- Interactive map of Millville, Florida
- Country: United States
- State: Florida
- County: Bay
- Incorporated (town): None
- Incorporated (city): 1913-1920

Government
- • Mayor: Michael Rohan
- • Commissioner: Jenna Haligas
- Time zone: UTC-6 (Central (CST))
- • Summer (DST): UTC-5 (CDT)
- ZIP code: 32401
- Area code: 850

= Millville, Florida =

Millville is a community in Panama City, Florida, United States.

==History==
Historical Millville, located directly off Highway 98, was one of the original frontier settlements in Bay County. The community rests between Watson Bayou and St. Andrews Bay. Rich in history, the area was built around the St. Andrews Lumber Company 's sawmill in the late 19th century. In 1913, Millville was incorporated and citizens elected W.I. Singletary as Millville's first mayor. By 1920, Millville was the largest community around the bay and the center of commerce and industry for the area. In 1926, Panama City annexed Millville into its incorporated city limits; however, it retains its unique historical character. Today, visitors can still view many historical buildings, including Sweet Magnolias Deli, located on historic East 3rd Street in downtown Millville.

==Waterfronts Florida==
In 2009, Millville earned honor as a designated Waterfronts Florida community. Cities and communities are chosen for their unique working waterfronts and their dedication to revitalization.

==Public parks==
Public spaces include Daffin Park and The C.M. Kidd Harris Park (established in 1934). In 2010, the growing community allocated $20,000 in funds for a waterfront park to be housed near the site of the community's original lumber mill. The project, which is expected to be completed by 2014, is expected to house a gazebo, a boardwalk, and public access to Watson's Bayou.

==Media==
Author Ann Pratt Houpt documents Millville's history in her book, Millville Images of America, published in 2005 by Arcadia Publishing.

==Industry==
Millville is home to a true working waterfront, including an established shipbuilding and marine repair industry and paper mill.

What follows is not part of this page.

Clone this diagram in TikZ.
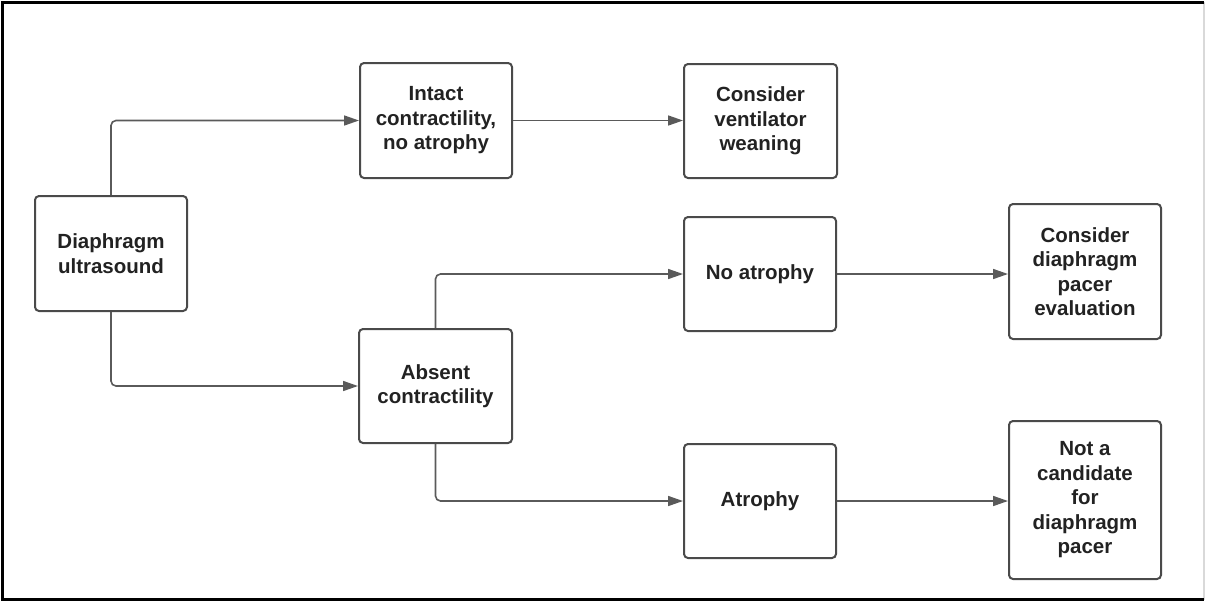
\documentclass[tikz,border=0pt]{standalone}
\usepackage{fontspec}
\setmainfont{Liberation Sans}
\usetikzlibrary{arrows.meta,calc}
\definecolor{boxline}{HTML}{4A4A4A}
\definecolor{conn}{HTML}{5A5A5A}
\definecolor{txt}{HTML}{222222}
\tikzset{
  box/.style={draw=boxline, line width=2pt, rounded corners=4pt, fill=white,
    inner sep=0pt, align=center, text=txt,
    font=\bfseries\fontsize{20.5}{24.5}\selectfont},
  conn/.style={draw=conn, line width=1.6pt, rounded corners=5pt,
    -{Triangle[length=15pt,width=10pt]}}
}
\begin{document}
\begin{tikzpicture}[x=1pt,y=-1pt]
\useasboundingbox (0,0) rectangle (1206,603);
\draw[black!15, line width=2pt] (1204,2) -- (1204,600);
\draw[black, line width=3pt] (1204,2.5) -- (2.5,2.5) -- (2.5,599.5) -- (1204,599.5);

\node[box, minimum width=152pt, minimum height=115pt] (diag) at (111,253.5) {Diaphragm\\ultrasound};
\node[box, minimum width=152pt, minimum height=115pt] (intact) at (436,120.5) {Intact\\contractility,\\no atrophy};
\node[box, minimum width=153pt, minimum height=114pt] (vent) at (760.5,121) {Consider\\ventilator\\weaning};
\node[box, minimum width=152pt, minimum height=114pt] (noat) at (760,274) {No atrophy};
\node[box, minimum width=152pt, minimum height=135pt] (pacer) at (1085,271.5) {Consider\\diaphragm\\pacer\\evaluation};
\node[box, minimum width=153pt, minimum height=114pt] (absent) at (435.5,386) {Absent\\contractility};
\node[box, minimum width=152pt, minimum height=114pt] (atro) at (760,501) {Atrophy};
\node[box, minimum width=152pt, minimum height=158pt] (notc) at (1085,500) {Not a\\candidate\\for\\diaphragm\\pacer};

\draw[conn] (diag.north) |- (intact.west);
\draw[conn] (diag.south) |- (absent.west);
\draw[conn] (intact.east) -- (intact.east -| vent.west);
\draw[conn] (absent.north) |- (noat.west);
\draw[conn] (absent.south) |- (atro.west);
\draw[conn] (noat.east) -- (noat.east -| pacer.west);
\draw[conn] (atro.east) -- (atro.east -| notc.west);
\end{tikzpicture}
\end{document}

The papermill closed in 2022.

Millville is also home to Boyette and Casey Hardware, one of Bay County's oldest family owned businesses. In 1958, J.T. Boyette and Fred Casey purchased Millville Hardware Company. In 1992, Lee Casey purchased the company from his father, Fred, making it the third generation to take ownership of the company.

==Notable person==
W. Fred Turner, was the lawyer who represented Clarence Earl Gideon in Gideon vs. Wainwright, a landmark case in United States Supreme Court History. Visitors to Millville can still view the house where Turner was raised.